If your kids are like mine, as soon as they could move they started to cause trouble.  I have been wooed with stories from other parents who have perfectly well behaved children, children who never touch an outlet and never dare to open a kitchen cabinet.  My kids are polar opposites to these [saintly] kids.  Without exaggeration, the very first place baby B headed when he learned to crawl was to the only visible power outlet in the living room.  I genuinely feel like he had been plotting his attack for months and liberated by his new- found crawling skills, he went right for it.  My children’s curiosity did not stop at power outlets.  Since learning to walk they have figured out how to open all the cupboard that have baby proof latches, they have ripped the stove safety latch right off (by pulling on the stove handle together), and they can turn door handles and unlock doors without any trouble.  Their rambunctious tendencies have made me an expert on keeping our kids safe while maintaining our sanity and I want to share some insight with you!

Step 1: Create a safe play space for your twins to play.

For us, it was really important to have a safe play space that we could drop our boys into if we needed to be hands free for a short period of time.  In addition, we needed a play area that kept our dogs separate from the babies (until we were sure that everyone could coexist happily).  In our house, that meant we designated a large portion of our living room to be their play space. Around the time they started to crawl, we purchased two play yards and hooked them together to create the perimeter of “their space”.  We filled the area with foam flooring and toys and used this setup until they started to shake the play yard walls and kept trying to open the play yard door (~ 13 or 14 months, around the time that they became proficient walkers).  Designating an area in our main living space allowed me the freedom to step into the kitchen to prepare food and bottles as needed as well as the ability to play with them in the most open and spacious part of our house.  In addition to their play space, we made sure that their bedroom was a secondary safe place that the boys could play freely (and alone for very short periods of time (e.g. while I used the restroom).  Having two reliable spaces kept things interesting for the boys and gave me a little more freedom than just having a single safe area to play.

B n B play area

Step 2: Have a place your twins can play separately.

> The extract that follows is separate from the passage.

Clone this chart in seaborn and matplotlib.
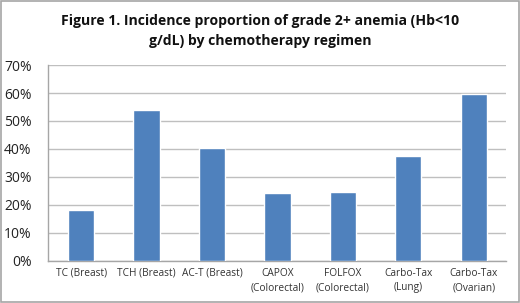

One of the most unique challenges that twin parents have to deal with is that we are not only trying to keep our children safe from themselves, but we are also trying to keep them safe from each other.  My boys love each other and are great playmates, but they have gone through phases where they gnaw on, bat at, roll over and generally torture their sibling for either attention or general exploration.  (Side note: I have found that period of teething have been especially difficult.  During these times, sibling biting is usually at a high and it is important to have a place to separate the boys when one needs a break).  In some cases, a separate play space may just be their cribs (sometimes it is fun to let them play in the others bed.  This way they do not feel like it is nap time or you are trying to make them go to bed).  Alternatively,  if you have the space, keeping one (or two) pack n plays around is a great way to create two sanctuaries when your kids need to be separated.  Moreover, keep toys that can used as weapons (mallets, hammers, bats, swords, pull toys with strings) out of communal play spaces until your kids understand how to play with these things.  Some toys that are perfectly safe for singleton babies just don’t work will for twins who play together in small(ish) spaces.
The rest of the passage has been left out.